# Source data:
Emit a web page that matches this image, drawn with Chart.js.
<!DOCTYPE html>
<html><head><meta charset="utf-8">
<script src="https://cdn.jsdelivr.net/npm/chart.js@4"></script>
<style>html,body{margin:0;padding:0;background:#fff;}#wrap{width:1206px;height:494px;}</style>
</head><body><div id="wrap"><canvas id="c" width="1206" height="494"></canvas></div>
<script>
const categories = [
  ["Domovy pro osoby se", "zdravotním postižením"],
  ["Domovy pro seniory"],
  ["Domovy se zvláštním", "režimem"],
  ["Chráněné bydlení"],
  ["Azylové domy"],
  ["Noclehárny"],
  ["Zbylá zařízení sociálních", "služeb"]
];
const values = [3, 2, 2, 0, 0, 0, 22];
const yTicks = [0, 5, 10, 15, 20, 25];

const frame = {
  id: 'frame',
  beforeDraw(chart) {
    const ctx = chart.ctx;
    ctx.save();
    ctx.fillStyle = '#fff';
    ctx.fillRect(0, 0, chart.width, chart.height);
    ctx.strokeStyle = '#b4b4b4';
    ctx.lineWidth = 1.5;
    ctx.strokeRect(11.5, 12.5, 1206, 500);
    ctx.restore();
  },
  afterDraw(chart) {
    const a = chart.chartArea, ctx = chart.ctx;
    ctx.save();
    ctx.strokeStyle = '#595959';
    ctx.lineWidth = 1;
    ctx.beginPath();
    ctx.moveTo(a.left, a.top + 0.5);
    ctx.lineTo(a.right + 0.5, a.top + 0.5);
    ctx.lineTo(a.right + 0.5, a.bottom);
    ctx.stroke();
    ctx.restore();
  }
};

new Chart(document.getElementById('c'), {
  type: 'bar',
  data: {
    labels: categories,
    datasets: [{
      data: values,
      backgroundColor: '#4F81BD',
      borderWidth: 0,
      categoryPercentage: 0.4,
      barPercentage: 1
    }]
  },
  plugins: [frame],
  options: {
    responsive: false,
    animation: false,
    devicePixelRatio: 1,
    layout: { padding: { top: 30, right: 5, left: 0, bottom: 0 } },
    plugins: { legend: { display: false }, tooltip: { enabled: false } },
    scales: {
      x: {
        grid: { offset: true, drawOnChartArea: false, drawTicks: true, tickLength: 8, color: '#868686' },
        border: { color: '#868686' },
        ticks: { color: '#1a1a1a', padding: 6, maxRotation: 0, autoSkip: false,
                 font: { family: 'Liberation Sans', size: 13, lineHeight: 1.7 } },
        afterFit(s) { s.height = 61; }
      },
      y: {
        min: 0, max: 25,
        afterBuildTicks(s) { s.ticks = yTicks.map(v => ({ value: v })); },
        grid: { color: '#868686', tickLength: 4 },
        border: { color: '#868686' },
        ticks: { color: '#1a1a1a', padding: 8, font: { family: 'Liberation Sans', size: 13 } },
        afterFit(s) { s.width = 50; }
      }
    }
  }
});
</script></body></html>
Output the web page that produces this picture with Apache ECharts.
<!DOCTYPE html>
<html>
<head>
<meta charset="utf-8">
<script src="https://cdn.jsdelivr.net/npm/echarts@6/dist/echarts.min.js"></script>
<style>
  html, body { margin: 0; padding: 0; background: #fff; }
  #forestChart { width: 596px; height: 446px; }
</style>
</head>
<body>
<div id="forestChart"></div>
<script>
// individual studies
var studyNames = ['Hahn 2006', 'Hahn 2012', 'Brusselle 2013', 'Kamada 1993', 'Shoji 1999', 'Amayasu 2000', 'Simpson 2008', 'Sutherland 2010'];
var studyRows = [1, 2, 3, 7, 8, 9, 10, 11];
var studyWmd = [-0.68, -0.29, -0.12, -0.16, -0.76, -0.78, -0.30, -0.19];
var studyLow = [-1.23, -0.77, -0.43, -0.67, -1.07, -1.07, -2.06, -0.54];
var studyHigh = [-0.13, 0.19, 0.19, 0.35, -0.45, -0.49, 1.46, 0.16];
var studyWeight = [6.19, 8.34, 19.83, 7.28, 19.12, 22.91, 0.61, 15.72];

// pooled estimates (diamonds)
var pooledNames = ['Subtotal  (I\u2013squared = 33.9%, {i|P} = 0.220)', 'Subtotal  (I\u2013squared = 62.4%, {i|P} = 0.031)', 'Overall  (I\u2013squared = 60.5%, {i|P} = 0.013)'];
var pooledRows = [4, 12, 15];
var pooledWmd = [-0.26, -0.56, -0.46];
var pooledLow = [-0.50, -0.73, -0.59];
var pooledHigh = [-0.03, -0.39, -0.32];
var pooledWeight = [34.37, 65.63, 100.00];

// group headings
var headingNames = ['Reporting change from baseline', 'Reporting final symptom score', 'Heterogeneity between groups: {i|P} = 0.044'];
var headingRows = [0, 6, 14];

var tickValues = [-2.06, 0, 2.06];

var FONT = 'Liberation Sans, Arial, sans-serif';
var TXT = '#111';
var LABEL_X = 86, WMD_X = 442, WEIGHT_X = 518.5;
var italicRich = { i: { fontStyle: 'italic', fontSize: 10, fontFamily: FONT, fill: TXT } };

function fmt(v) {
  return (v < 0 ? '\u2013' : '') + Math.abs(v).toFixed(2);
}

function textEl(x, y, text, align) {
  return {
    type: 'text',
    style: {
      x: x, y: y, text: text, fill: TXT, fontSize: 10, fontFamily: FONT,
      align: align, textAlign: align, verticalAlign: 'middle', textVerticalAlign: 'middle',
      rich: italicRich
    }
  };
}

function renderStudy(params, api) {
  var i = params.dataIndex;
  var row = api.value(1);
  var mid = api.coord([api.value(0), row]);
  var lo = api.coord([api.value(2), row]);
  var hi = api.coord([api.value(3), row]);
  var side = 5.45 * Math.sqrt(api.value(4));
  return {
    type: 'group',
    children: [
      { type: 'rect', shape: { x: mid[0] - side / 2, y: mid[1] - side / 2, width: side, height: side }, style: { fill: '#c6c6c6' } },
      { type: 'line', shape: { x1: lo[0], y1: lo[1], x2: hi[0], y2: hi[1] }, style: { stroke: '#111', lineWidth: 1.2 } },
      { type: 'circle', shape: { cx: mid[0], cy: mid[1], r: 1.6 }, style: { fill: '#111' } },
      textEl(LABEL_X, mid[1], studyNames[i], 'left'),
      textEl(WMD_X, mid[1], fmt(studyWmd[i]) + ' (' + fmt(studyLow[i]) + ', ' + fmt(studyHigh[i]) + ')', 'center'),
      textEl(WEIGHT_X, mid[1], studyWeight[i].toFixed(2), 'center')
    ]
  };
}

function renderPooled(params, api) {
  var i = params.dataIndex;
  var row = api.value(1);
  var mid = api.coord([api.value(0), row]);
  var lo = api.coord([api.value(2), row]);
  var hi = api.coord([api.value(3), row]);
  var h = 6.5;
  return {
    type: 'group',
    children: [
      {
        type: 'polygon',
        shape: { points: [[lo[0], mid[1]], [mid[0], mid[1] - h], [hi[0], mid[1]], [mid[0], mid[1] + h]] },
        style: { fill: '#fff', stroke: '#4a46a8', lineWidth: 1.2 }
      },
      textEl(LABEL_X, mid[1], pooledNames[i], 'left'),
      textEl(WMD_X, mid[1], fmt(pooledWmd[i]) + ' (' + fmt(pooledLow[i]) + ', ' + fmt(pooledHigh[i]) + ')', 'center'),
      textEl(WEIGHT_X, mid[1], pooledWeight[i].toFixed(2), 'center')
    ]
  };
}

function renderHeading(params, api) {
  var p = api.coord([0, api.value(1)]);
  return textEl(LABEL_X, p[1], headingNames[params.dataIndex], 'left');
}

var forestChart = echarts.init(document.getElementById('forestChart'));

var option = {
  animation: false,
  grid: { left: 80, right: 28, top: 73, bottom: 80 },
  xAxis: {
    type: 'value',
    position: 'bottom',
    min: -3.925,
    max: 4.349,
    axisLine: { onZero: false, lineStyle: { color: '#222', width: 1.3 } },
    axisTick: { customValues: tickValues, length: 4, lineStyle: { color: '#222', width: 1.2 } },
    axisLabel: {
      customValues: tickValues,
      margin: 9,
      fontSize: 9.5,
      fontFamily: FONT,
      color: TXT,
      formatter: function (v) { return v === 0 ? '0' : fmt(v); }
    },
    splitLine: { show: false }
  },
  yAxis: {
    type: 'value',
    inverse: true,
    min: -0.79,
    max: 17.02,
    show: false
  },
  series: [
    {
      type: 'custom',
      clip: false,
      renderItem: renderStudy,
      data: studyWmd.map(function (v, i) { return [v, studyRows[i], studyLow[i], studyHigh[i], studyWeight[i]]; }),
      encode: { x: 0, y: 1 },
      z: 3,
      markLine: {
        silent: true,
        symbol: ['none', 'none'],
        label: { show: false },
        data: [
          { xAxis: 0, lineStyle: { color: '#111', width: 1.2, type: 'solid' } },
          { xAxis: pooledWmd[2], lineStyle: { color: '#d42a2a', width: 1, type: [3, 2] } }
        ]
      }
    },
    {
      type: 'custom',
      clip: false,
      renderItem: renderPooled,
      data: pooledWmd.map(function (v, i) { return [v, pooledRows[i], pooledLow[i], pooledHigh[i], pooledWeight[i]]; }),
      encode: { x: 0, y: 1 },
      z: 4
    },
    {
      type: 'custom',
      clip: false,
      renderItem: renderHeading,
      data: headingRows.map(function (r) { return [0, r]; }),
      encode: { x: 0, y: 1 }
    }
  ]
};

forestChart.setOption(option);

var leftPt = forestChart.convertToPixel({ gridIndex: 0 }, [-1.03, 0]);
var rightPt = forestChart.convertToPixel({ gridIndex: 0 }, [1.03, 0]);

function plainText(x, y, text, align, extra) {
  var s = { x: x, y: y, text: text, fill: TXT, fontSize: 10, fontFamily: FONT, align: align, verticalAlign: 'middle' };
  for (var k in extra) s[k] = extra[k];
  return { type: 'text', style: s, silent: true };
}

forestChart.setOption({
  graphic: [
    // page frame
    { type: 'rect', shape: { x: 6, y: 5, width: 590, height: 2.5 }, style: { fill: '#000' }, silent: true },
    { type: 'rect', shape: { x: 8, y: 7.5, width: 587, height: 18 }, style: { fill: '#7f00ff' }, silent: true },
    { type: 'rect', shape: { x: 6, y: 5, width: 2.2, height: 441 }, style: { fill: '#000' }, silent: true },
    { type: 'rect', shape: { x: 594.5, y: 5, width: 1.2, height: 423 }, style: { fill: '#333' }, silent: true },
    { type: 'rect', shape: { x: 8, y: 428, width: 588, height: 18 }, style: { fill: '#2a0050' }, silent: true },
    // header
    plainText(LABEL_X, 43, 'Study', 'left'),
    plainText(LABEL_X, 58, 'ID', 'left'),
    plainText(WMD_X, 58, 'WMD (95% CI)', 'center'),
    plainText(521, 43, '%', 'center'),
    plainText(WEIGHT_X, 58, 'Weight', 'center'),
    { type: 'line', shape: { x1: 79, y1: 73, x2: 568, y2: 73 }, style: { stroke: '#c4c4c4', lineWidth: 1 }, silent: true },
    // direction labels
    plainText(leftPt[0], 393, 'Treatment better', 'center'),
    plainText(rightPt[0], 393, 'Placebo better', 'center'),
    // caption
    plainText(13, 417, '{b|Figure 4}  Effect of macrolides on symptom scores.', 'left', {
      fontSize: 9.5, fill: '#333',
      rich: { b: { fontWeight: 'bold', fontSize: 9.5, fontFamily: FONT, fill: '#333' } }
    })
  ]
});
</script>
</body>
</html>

# OBJECTIVE:
Select every line above that contains the word "page", and copy it.

# OUTPUT OF THE TASK:
Emit a web page that matches this image, drawn with Chart.js.
Output the web page that produces this picture with Apache ECharts.
    // page frame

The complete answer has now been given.